To: Meathead who wrote (169940)6/23/2002 7:59:15 AM
From: D. Plen  Read Replies (1) | Respond to of 176387
 
Dell and the printer business:

The barrier for a new entrant into the printer business is pretty high in cash, and Dell would have to hire a lot on new engineering talent or re-assign significant staff (which they probably would not do). I think that they should acquire Lexmark. Here are four good reasons.

First, it is a former IBM unit, and we know that Michael and L. Gerstner communicate regularly. Second, it is already established and competes with HP in every sector of the printer line (except perhaps the largest hi-speed printers). Third, it is not doing very well, and needs Dell discipline to turn it around. Fourth, another major brand of printer is not needed, and would be a hassle with getting yet more printer drivers into software.

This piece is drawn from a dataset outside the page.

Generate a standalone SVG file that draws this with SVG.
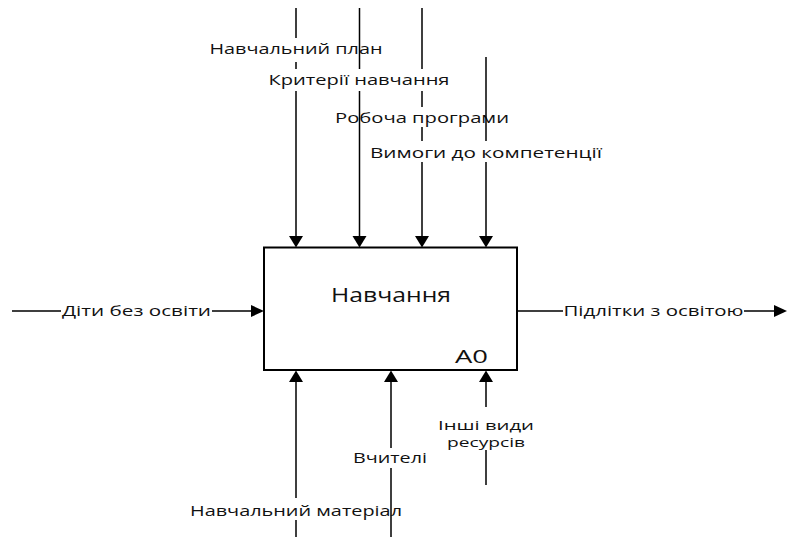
<svg xmlns="http://www.w3.org/2000/svg" width="787" height="537" viewBox="0 0 787 537">
  <style>
    .ln { fill: none; stroke: #000; stroke-width: 1.5; }
    .head { fill: #000; stroke: none; }
    .lbl { font-family: "Open Sans", "Noto Sans", "DejaVu Sans", sans-serif; font-size: 14px; fill: #111; text-anchor: middle; }
    .lbl-sm { font-size: 13px; }
    .box { fill: #fff; stroke: #000; stroke-width: 2; }
    .title { font-family: "Open Sans", "Noto Sans", "DejaVu Sans", sans-serif; font-size: 20px; fill: #111; text-anchor: middle; }
    .code { font-family: "Open Sans", "Noto Sans", "DejaVu Sans", sans-serif; font-size: 18px; fill: #111; text-anchor: middle; }
  </style>
  <rect width="787" height="537" fill="#fff"/>

  <!-- function block A0 -->
  <g id="node-a0">
    <rect class="box" x="264" y="247.5" width="253" height="122.5"/>
    <text class="title" x="391" y="302" textLength="120" lengthAdjust="spacingAndGlyphs">Навчання</text>
    <text class="code" x="471.5" y="363" textLength="33" lengthAdjust="spacingAndGlyphs">A0</text>
  </g>

  <g id="connectors">
    <!-- controls (top) -->
    <g id="ctrl-plan">
      <path class="ln" d="M296 8V38M296 62V69M296 91V237"/>
      <polygon class="head" points="289,236 303,236 296,247.5"/>
      <text class="lbl" x="296" y="54" textLength="173" lengthAdjust="spacingAndGlyphs">Навчальний план</text>
    </g>
    <g id="ctrl-criteria">
      <path class="ln" d="M359.5 8V69M359.5 91V237"/>
      <polygon class="head" points="352.5,236 366.5,236 359.5,247.5"/>
      <text class="lbl" x="359" y="85" textLength="181" lengthAdjust="spacingAndGlyphs">Критерії навчання</text>
    </g>
    <g id="ctrl-program">
      <path class="ln" d="M422 8V69M422 91V107M422 127V141M422 162V237"/>
      <polygon class="head" points="415,236 429,236 422,247.5"/>
      <text class="lbl" x="422" y="123" textLength="174" lengthAdjust="spacingAndGlyphs">Робоча програми</text>
    </g>
    <g id="ctrl-competence">
      <path class="ln" d="M486 57V141M486 162V237"/>
      <polygon class="head" points="479,236 493,236 486,247.5"/>
      <text class="lbl" x="486" y="158" textLength="232" lengthAdjust="spacingAndGlyphs">Вимоги до компетенції</text>
    </g>

    <!-- input (left) -->
    <g id="in-children">
      <path class="ln" d="M12 311H61M212 311H252"/>
      <polygon class="head" points="251,305 251,317 264,311"/>
      <text class="lbl" x="136.5" y="316" textLength="149" lengthAdjust="spacingAndGlyphs">Діти без освіти</text>
    </g>

    <!-- output (right) -->
    <g id="out-teens">
      <path class="ln" d="M517 311H563M744 311H775"/>
      <polygon class="head" points="774,305 774,317 787,311"/>
      <text class="lbl" x="653.5" y="316" textLength="180" lengthAdjust="spacingAndGlyphs">Підлітки з освітою</text>
    </g>

    <!-- mechanisms (bottom) -->
    <g id="mech-material">
      <path class="ln" d="M296 381V498M296 520V537"/>
      <polygon class="head" points="289,382 303,382 296,370.5"/>
      <text class="lbl" x="296" y="516" textLength="212" lengthAdjust="spacingAndGlyphs">Навчальний матеріал</text>
    </g>
    <g id="mech-teachers">
      <path class="ln" d="M391 381V448M391 468V537"/>
      <polygon class="head" points="384,382 398,382 391,370.5"/>
      <text class="lbl" x="390" y="463" textLength="74" lengthAdjust="spacingAndGlyphs">Вчителі</text>
    </g>
    <g id="mech-resources">
      <path class="ln" d="M486 381V407M486 450V485"/>
      <polygon class="head" points="479,382 493,382 486,370.5"/>
      <text class="lbl lbl-sm" x="486" y="429.5" textLength="96" lengthAdjust="spacingAndGlyphs">Інші види</text>
      <text class="lbl lbl-sm" x="486" y="447" textLength="78" lengthAdjust="spacingAndGlyphs">ресурсів</text>
    </g>
  </g>
</svg>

An acquisition of this size has not been tried by DELL to-date, but if they want presence in the printer marked, it may be the best way to do it.

D.Plen



To: Meathead who wrote (169940)6/24/2002 10:58:22 PM
From: mepci  Respond to of 176387
 
MH: SE is the most meaningfull numbers to shareholders. Currently there are no protections for shareholders. Hopefully the new regs, will seriously look at SE and the use of RE. From Sloane days to late 60s, SE and dividends were very important. To equate the gogo days infatuation with revenues and earnings only is a great folly of the current markets.
When SE goes down, so does the asset/liabilities ratios. That will start hindering resources available to management. When you take $2.8B of SE and buy stock into treasury for option exercises, you took $2.8B of cash out of helping the company grow.
It is time we stop working with mumbo-jumbo.